*** Provided material ***

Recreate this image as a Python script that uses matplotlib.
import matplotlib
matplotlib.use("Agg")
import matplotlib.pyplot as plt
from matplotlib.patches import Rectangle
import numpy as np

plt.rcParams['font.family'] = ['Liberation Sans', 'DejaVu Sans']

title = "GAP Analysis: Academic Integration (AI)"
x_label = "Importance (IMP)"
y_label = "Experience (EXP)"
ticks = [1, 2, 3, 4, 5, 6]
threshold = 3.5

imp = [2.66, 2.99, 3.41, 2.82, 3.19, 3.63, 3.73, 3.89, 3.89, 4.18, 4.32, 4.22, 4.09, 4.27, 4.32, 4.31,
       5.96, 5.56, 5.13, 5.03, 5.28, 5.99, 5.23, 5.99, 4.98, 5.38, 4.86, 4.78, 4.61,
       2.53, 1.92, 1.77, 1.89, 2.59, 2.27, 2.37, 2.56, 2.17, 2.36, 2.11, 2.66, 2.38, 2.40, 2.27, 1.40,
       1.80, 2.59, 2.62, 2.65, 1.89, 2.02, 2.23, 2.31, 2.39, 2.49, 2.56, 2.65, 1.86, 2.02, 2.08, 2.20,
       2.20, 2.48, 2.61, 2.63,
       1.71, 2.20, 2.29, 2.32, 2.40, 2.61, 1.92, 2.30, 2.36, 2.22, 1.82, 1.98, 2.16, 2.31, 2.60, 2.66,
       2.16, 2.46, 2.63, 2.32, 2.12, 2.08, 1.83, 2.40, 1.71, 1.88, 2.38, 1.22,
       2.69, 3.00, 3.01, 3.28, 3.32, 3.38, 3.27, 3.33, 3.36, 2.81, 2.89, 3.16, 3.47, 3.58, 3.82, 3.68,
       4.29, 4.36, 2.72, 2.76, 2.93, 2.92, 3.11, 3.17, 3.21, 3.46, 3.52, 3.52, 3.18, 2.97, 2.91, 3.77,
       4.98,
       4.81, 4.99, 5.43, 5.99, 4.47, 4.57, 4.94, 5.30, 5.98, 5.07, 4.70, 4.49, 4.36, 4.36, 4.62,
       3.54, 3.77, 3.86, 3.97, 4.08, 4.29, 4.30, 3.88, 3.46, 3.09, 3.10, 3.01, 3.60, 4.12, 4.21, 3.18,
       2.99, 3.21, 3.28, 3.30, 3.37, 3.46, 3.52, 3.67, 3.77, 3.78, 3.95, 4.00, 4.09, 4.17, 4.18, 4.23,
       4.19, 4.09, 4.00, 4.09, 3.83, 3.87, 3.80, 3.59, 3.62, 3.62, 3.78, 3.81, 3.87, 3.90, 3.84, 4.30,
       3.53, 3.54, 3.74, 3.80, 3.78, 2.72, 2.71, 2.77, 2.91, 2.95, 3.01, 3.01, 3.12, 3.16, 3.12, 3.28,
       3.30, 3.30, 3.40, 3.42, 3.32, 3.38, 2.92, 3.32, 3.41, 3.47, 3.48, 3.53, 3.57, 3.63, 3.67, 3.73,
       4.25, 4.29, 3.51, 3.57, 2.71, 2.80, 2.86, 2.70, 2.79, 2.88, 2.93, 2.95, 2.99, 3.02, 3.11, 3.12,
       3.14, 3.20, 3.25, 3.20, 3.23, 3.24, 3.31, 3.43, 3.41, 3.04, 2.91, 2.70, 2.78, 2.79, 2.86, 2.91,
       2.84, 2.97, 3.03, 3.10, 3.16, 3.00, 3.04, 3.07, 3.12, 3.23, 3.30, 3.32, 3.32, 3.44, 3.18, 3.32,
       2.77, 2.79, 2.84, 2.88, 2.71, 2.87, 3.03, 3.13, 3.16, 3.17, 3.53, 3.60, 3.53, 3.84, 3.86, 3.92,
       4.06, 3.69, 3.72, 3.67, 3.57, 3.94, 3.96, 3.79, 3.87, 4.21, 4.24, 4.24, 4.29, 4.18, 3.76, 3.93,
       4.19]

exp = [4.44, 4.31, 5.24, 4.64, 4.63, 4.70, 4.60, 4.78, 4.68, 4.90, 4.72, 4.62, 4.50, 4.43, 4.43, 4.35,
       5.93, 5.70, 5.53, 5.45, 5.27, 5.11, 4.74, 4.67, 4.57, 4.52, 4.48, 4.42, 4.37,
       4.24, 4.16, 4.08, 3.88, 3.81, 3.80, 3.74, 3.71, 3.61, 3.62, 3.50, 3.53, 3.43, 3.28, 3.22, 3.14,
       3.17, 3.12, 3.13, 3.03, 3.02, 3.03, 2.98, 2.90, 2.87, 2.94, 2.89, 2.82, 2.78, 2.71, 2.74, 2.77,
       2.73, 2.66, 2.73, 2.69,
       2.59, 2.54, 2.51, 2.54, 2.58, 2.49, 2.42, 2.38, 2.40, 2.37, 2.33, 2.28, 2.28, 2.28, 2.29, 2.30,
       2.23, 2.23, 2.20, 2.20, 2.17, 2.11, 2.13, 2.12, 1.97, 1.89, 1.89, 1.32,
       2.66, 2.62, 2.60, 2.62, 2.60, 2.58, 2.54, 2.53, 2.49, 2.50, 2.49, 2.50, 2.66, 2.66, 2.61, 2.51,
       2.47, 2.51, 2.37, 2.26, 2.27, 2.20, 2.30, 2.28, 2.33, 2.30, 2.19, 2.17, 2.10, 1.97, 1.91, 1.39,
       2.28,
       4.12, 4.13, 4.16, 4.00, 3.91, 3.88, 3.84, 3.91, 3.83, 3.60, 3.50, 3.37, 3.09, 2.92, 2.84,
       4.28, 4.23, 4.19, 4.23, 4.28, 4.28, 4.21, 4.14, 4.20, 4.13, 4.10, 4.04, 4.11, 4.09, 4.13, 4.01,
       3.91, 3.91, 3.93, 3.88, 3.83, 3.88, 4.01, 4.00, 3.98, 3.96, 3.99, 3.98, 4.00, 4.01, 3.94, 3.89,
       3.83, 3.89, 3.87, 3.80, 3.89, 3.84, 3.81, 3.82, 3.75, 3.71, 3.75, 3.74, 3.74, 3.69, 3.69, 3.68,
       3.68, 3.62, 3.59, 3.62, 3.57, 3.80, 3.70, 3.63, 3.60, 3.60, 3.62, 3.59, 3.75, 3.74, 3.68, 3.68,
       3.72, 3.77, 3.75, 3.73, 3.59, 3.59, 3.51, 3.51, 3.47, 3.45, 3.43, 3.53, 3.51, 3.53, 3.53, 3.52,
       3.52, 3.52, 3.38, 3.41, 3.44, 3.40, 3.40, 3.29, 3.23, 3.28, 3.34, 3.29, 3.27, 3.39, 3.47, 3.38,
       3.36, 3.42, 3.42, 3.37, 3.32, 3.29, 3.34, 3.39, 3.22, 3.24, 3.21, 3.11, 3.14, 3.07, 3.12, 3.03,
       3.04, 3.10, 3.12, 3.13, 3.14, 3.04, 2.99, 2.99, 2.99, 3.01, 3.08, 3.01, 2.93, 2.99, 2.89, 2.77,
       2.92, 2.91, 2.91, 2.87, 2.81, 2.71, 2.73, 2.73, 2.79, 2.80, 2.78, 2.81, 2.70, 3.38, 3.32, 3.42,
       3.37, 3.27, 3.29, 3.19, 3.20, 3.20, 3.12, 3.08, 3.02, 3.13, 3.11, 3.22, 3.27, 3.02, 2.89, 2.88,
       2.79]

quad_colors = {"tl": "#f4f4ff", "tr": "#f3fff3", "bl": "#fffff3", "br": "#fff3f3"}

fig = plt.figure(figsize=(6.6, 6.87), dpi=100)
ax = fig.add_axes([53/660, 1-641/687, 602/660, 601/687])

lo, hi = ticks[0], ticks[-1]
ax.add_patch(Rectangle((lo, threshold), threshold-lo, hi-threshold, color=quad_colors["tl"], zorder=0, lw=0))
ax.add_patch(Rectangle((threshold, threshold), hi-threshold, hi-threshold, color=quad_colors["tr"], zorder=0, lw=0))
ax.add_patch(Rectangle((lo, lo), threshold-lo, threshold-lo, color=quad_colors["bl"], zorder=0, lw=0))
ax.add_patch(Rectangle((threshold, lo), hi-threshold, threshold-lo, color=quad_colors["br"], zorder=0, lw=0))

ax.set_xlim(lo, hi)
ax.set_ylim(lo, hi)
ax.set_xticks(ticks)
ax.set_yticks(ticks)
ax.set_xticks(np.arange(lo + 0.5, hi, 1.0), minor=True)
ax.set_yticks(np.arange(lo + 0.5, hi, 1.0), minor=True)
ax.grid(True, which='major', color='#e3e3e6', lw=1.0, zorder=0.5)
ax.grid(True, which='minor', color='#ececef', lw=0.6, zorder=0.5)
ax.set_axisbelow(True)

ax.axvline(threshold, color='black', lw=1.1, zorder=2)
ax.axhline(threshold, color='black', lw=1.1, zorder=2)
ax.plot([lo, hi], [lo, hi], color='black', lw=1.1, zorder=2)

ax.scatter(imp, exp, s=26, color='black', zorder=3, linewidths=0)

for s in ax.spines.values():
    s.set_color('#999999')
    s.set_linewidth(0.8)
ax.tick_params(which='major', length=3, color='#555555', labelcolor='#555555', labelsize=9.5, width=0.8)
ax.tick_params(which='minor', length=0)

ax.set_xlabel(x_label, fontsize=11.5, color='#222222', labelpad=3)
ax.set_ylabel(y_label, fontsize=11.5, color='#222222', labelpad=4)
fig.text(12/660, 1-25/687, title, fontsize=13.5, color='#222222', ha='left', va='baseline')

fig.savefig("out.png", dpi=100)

***
*** Provided material ***

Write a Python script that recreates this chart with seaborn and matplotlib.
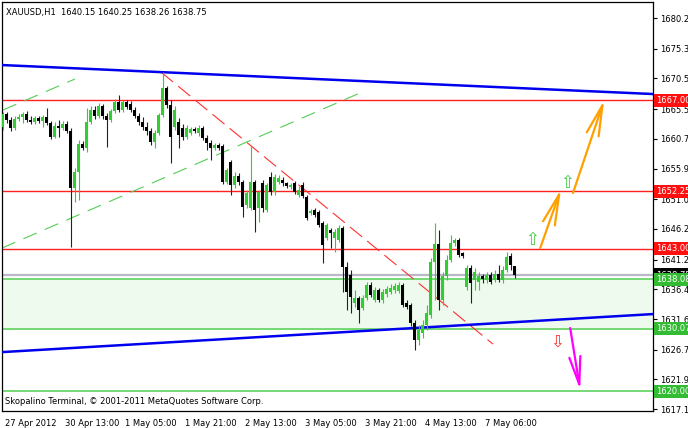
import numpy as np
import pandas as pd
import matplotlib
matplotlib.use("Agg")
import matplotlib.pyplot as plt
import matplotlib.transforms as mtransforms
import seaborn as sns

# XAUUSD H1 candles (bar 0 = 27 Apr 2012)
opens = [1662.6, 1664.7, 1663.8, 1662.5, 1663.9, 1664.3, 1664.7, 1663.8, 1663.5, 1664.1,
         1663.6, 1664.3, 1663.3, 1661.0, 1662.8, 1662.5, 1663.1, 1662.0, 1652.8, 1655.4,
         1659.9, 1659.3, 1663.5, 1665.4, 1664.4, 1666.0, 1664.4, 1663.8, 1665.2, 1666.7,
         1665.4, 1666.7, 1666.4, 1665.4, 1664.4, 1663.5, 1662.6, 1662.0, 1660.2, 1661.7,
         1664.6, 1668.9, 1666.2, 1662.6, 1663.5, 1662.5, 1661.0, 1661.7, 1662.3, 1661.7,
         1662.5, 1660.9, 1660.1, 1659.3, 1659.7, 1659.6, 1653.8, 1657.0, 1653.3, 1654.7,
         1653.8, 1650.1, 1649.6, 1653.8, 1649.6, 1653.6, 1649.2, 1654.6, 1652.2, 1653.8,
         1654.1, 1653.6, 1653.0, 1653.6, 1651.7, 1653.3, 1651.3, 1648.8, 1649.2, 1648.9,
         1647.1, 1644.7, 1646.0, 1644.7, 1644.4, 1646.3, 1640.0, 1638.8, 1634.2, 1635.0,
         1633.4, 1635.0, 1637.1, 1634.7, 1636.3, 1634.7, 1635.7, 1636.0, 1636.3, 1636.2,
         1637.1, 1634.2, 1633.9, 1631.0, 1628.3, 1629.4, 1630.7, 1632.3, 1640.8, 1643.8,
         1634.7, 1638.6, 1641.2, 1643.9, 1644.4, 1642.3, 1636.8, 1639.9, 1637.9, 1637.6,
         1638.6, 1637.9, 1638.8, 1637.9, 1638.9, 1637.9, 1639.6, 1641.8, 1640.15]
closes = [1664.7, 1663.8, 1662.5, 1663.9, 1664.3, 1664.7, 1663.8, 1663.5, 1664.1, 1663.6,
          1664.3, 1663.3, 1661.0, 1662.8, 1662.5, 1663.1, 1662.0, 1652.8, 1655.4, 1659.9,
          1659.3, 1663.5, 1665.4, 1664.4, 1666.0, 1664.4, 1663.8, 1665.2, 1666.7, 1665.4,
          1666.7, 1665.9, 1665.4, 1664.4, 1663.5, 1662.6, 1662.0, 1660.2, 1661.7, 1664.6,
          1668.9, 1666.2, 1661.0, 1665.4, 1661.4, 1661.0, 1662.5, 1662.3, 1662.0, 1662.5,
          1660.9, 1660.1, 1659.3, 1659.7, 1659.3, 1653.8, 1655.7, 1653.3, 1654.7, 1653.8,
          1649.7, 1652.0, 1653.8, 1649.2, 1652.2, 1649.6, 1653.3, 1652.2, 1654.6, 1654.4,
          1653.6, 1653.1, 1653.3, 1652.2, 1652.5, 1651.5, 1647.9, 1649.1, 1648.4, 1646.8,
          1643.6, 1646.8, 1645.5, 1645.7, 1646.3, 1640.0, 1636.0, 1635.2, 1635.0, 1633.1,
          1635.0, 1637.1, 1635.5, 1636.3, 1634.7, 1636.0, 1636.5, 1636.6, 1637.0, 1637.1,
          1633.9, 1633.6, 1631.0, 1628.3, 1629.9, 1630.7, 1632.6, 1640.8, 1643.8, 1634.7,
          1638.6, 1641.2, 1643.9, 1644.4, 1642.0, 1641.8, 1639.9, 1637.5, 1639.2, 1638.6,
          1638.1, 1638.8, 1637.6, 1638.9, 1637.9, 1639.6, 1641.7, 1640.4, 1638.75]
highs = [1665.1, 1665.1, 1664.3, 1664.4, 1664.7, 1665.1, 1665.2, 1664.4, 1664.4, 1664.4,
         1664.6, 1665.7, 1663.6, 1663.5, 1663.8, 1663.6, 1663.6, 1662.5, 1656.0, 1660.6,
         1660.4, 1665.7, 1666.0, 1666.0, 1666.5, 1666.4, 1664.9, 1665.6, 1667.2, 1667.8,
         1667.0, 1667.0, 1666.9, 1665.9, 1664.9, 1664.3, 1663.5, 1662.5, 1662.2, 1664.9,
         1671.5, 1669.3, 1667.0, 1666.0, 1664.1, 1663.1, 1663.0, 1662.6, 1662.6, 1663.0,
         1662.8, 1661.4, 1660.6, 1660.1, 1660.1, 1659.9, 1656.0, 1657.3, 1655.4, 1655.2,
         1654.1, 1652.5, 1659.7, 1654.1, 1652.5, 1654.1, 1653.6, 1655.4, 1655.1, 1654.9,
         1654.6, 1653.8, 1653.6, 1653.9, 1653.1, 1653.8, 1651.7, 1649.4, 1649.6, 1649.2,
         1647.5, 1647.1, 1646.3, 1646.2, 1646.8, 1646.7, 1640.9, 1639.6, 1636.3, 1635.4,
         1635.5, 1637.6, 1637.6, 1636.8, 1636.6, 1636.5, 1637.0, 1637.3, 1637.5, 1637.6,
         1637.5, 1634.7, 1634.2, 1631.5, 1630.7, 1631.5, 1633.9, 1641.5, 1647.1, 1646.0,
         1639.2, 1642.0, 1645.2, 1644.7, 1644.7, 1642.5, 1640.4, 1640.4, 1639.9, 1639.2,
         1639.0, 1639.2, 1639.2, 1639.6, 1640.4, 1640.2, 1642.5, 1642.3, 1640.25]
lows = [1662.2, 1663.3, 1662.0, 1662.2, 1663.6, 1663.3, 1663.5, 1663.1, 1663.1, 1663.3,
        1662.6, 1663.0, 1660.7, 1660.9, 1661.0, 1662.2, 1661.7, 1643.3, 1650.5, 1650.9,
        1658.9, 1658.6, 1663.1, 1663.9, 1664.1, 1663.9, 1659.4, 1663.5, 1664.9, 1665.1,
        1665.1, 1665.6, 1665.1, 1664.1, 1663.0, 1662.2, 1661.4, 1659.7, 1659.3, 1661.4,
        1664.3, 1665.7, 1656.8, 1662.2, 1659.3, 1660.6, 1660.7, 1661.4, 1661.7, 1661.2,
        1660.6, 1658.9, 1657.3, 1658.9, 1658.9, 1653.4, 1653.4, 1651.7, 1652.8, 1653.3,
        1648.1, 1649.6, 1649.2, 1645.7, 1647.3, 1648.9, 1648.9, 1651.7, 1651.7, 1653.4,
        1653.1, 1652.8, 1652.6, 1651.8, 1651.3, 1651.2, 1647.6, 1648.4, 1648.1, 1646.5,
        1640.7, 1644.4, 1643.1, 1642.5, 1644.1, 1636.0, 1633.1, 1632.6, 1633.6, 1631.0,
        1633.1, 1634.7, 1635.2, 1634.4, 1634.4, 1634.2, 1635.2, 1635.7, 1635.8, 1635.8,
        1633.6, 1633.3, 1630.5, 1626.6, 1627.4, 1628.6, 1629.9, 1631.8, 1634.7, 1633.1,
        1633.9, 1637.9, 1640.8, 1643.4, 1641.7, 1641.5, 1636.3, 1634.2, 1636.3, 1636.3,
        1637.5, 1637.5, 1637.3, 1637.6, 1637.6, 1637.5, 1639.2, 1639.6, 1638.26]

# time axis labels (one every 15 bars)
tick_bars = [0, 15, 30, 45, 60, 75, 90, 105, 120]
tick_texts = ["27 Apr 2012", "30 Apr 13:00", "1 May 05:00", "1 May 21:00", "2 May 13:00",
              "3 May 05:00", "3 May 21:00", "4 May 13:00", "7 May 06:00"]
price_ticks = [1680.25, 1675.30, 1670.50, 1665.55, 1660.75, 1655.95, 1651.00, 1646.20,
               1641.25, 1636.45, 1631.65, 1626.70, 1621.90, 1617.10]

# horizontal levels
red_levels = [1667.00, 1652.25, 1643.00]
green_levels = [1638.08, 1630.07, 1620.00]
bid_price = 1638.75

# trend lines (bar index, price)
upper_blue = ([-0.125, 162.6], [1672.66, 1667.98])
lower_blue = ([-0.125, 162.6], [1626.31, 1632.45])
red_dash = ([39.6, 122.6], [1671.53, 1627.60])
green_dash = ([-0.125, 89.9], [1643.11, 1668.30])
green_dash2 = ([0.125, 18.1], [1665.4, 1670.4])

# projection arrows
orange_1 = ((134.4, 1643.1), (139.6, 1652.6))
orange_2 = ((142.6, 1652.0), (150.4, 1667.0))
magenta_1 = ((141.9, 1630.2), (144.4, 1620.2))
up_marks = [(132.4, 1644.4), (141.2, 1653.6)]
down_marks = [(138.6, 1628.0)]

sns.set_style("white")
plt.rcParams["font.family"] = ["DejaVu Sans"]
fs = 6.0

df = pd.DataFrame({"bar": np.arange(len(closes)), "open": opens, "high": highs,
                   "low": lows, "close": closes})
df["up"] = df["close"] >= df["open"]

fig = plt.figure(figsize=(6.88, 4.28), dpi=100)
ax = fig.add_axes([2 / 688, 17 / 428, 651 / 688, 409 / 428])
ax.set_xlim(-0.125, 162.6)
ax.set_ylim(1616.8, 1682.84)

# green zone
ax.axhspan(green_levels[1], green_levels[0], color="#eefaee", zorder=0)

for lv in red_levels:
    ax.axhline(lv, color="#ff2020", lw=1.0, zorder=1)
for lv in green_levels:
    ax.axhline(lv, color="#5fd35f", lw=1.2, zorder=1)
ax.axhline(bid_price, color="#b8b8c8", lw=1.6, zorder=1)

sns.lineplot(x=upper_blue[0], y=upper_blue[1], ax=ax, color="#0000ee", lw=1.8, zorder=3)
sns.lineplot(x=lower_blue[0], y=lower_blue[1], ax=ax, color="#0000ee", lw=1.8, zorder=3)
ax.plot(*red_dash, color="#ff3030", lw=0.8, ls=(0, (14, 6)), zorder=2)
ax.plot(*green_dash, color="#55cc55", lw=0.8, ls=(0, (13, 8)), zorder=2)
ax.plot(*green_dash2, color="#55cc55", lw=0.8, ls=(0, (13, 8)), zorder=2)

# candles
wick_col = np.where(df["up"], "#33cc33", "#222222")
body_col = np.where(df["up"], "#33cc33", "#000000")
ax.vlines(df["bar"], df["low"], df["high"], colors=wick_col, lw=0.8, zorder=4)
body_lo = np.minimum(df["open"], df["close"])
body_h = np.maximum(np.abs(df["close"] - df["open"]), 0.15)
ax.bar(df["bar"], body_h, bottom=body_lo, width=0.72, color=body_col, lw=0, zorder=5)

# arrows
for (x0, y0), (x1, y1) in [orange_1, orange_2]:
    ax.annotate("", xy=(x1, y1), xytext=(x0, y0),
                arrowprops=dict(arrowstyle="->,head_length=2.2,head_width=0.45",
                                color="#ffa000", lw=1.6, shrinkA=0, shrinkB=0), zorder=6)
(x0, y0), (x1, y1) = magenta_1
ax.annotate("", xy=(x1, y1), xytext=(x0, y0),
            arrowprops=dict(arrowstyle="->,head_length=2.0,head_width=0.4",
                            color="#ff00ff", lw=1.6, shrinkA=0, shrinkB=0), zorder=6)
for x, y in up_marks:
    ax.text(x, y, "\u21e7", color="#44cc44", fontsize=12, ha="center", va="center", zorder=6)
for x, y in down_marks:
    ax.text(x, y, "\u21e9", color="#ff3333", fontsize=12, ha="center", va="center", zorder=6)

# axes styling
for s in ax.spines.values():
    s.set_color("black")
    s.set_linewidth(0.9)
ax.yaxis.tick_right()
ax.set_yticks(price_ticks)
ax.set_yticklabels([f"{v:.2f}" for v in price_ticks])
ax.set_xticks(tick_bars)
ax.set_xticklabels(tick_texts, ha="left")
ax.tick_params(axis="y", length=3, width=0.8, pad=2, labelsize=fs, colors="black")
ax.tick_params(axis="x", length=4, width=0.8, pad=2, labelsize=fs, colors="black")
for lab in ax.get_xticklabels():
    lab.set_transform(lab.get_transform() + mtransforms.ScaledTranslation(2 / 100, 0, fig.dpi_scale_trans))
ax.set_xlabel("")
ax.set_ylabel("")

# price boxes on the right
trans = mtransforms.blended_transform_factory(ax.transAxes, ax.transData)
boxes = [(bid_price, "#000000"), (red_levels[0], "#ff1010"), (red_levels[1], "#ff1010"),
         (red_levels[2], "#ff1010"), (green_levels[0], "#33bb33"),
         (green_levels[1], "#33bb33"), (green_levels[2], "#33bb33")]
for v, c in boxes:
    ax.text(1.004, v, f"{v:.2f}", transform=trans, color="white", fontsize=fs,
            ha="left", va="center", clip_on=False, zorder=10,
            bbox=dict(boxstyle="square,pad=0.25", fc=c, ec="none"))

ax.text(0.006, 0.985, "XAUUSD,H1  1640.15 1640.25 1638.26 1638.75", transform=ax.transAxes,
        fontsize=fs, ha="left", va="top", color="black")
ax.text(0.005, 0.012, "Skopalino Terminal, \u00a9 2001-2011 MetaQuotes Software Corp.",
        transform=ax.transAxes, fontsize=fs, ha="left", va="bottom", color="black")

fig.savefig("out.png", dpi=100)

***
*** Provided material ***

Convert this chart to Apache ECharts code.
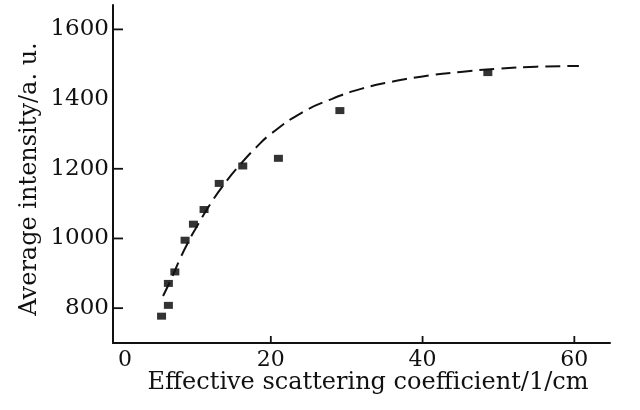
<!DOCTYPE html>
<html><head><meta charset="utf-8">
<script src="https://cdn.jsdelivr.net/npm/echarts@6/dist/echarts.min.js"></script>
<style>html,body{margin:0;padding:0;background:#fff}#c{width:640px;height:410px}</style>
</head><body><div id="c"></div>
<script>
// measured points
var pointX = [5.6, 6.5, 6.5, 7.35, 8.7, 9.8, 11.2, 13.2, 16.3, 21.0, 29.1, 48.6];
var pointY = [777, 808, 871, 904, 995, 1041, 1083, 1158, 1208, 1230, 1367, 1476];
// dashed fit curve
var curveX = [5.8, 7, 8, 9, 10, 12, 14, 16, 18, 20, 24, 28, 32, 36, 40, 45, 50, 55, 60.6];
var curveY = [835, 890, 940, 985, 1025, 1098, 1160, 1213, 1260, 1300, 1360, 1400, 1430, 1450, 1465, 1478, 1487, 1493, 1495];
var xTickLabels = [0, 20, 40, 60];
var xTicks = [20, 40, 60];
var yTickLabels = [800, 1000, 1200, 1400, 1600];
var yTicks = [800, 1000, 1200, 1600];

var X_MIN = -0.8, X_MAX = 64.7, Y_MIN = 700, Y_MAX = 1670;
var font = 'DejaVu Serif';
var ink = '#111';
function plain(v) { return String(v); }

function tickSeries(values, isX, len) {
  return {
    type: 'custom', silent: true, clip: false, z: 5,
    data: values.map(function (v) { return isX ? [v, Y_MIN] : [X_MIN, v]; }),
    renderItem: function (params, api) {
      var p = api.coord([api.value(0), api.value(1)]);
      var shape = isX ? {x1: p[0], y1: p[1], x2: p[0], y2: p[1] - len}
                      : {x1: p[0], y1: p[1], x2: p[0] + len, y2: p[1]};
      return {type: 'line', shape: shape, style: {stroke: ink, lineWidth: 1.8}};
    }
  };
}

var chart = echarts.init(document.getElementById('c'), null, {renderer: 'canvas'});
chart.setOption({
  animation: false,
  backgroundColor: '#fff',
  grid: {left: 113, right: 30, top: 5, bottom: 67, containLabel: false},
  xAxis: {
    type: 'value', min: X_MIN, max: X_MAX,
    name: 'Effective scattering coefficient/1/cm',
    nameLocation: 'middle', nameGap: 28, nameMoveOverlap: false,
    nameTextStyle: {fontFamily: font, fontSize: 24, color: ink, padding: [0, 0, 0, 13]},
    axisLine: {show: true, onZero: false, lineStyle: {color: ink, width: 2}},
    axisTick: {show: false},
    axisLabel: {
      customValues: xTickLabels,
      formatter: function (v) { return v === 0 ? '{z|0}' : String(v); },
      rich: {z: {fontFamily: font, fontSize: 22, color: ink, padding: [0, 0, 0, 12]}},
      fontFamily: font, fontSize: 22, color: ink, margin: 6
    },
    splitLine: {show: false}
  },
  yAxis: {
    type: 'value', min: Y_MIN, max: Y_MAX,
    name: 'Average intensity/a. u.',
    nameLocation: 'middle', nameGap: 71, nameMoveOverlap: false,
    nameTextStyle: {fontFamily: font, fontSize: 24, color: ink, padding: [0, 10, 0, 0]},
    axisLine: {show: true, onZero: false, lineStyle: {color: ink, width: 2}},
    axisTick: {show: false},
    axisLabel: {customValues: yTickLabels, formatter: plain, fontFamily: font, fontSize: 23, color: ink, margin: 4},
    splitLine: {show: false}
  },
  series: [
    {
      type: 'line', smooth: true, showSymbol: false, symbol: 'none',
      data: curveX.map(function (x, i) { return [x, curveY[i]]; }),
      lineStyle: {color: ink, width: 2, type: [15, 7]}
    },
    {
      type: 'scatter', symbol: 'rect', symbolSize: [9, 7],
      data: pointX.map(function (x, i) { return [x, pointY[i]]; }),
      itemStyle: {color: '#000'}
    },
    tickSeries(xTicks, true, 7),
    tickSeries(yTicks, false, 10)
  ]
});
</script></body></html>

***

Task prompt
Quote only the lines running from the line that holds "Recreate this image" to the line that holds "threshold = 3.5", both ends included.

Output below
Recreate this image as a Python script that uses matplotlib.
import matplotlib
matplotlib.use("Agg")
import matplotlib.pyplot as plt
from matplotlib.patches import Rectangle
import numpy as np

plt.rcParams['font.family'] = ['Liberation Sans', 'DejaVu Sans']

title = "GAP Analysis: Academic Integration (AI)"
x_label = "Importance (IMP)"
y_label = "Experience (EXP)"
ticks = [1, 2, 3, 4, 5, 6]
threshold = 3.5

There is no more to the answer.